• Requirement:
From the entries that follow, gather each line holding the word "this".

Plotting code records
-.-.-
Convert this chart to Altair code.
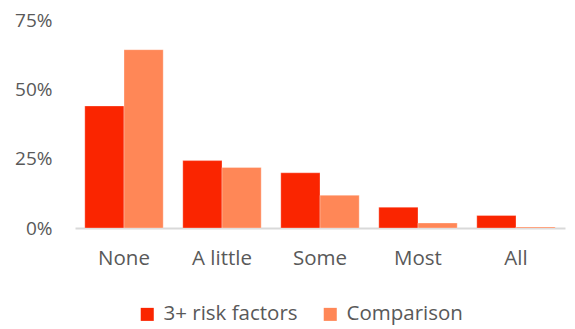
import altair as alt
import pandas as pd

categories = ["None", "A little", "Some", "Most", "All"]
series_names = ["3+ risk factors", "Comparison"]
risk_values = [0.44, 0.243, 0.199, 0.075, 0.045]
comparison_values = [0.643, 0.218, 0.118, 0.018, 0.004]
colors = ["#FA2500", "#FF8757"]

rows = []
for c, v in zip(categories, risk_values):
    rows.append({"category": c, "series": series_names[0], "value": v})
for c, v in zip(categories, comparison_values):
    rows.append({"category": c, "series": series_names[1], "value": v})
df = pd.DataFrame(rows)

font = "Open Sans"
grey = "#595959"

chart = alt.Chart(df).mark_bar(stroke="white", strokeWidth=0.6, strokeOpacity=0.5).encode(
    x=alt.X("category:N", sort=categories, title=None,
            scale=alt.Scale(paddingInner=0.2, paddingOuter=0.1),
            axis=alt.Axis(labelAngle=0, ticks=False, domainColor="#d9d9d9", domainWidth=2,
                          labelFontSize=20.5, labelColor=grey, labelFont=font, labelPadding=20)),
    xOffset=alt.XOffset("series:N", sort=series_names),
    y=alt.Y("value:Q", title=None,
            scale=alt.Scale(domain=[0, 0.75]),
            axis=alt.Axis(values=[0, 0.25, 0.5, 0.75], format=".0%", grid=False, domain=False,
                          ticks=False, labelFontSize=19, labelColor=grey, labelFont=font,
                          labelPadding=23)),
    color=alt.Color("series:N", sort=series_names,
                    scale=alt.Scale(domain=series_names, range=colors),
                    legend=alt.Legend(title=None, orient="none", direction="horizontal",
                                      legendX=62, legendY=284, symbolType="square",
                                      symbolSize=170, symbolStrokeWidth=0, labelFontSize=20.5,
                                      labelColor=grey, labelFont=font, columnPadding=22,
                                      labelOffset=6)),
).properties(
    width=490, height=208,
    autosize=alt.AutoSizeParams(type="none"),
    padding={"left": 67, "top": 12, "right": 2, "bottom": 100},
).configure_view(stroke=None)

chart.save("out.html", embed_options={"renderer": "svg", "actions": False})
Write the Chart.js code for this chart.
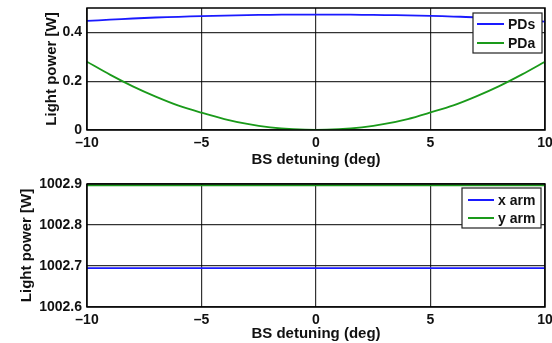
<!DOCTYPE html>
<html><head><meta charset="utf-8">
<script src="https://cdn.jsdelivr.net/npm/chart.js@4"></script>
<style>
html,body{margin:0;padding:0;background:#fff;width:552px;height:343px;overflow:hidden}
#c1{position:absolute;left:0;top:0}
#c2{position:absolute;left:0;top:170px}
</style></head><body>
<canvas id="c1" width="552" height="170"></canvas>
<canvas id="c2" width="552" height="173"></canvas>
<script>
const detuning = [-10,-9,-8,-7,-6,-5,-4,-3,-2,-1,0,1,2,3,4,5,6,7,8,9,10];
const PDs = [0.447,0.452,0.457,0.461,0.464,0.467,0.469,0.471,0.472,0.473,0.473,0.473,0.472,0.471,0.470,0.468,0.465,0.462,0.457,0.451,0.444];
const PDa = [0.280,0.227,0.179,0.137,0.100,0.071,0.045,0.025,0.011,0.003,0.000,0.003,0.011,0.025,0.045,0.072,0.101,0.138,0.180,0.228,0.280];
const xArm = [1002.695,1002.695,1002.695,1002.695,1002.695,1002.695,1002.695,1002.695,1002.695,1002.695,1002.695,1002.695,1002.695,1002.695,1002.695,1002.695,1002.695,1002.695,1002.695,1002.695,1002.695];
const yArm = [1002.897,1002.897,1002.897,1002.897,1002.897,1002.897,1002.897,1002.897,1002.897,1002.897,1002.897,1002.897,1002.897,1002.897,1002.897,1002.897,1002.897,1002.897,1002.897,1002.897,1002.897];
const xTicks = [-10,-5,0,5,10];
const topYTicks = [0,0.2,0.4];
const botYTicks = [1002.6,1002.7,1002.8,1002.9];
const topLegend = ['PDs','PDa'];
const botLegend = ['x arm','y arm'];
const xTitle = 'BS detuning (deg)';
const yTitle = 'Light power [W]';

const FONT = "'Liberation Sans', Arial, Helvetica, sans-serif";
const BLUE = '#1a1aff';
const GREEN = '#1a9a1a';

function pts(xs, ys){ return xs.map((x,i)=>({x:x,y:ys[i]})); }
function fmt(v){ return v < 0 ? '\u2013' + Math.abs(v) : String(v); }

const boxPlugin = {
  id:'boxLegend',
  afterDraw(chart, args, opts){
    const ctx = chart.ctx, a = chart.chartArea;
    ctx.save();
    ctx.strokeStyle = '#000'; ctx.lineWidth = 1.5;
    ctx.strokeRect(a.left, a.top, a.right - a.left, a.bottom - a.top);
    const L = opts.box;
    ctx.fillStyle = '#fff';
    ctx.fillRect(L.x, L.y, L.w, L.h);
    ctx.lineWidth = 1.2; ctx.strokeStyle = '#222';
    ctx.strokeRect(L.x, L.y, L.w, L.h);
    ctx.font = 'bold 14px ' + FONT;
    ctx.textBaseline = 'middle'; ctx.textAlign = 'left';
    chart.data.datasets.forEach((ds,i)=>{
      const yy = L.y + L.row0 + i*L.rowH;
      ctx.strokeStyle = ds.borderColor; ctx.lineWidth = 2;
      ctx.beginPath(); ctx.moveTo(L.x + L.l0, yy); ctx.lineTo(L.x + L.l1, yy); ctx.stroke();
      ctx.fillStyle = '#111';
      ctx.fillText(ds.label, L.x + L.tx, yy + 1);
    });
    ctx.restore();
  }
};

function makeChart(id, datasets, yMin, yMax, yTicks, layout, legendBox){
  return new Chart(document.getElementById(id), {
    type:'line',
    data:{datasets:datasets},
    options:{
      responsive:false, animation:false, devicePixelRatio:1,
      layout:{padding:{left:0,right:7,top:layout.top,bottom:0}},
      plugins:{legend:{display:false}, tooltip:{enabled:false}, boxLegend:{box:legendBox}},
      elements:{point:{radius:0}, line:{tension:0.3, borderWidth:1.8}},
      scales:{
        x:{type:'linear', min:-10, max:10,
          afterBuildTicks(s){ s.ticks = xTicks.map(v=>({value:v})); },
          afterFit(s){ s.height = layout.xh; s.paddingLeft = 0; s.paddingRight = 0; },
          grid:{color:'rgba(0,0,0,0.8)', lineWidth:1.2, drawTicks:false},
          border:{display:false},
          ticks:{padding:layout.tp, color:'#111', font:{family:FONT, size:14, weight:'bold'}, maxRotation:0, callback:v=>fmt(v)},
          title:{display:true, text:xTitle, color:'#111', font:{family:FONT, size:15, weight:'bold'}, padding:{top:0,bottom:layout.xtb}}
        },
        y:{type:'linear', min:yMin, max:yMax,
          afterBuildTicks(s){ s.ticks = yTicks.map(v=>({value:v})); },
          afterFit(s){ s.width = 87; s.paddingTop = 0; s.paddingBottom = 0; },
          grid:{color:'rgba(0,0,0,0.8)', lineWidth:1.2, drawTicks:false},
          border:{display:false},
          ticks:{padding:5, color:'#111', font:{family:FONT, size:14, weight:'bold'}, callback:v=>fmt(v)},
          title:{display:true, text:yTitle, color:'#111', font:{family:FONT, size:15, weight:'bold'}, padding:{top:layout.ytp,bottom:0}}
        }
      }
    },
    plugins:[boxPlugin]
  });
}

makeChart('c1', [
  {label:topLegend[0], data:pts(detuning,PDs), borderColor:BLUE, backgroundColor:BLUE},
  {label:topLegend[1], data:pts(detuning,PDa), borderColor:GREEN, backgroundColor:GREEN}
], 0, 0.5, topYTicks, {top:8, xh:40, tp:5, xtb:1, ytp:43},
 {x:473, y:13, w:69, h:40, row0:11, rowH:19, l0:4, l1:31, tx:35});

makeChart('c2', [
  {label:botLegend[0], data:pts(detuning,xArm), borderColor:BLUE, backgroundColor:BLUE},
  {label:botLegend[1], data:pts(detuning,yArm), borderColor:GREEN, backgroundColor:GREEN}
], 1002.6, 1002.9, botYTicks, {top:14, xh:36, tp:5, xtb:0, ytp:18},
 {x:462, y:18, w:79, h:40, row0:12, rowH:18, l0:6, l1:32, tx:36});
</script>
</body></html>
-.-.-
• Full answer:
Convert this chart to Altair code.
Write the Chart.js code for this chart.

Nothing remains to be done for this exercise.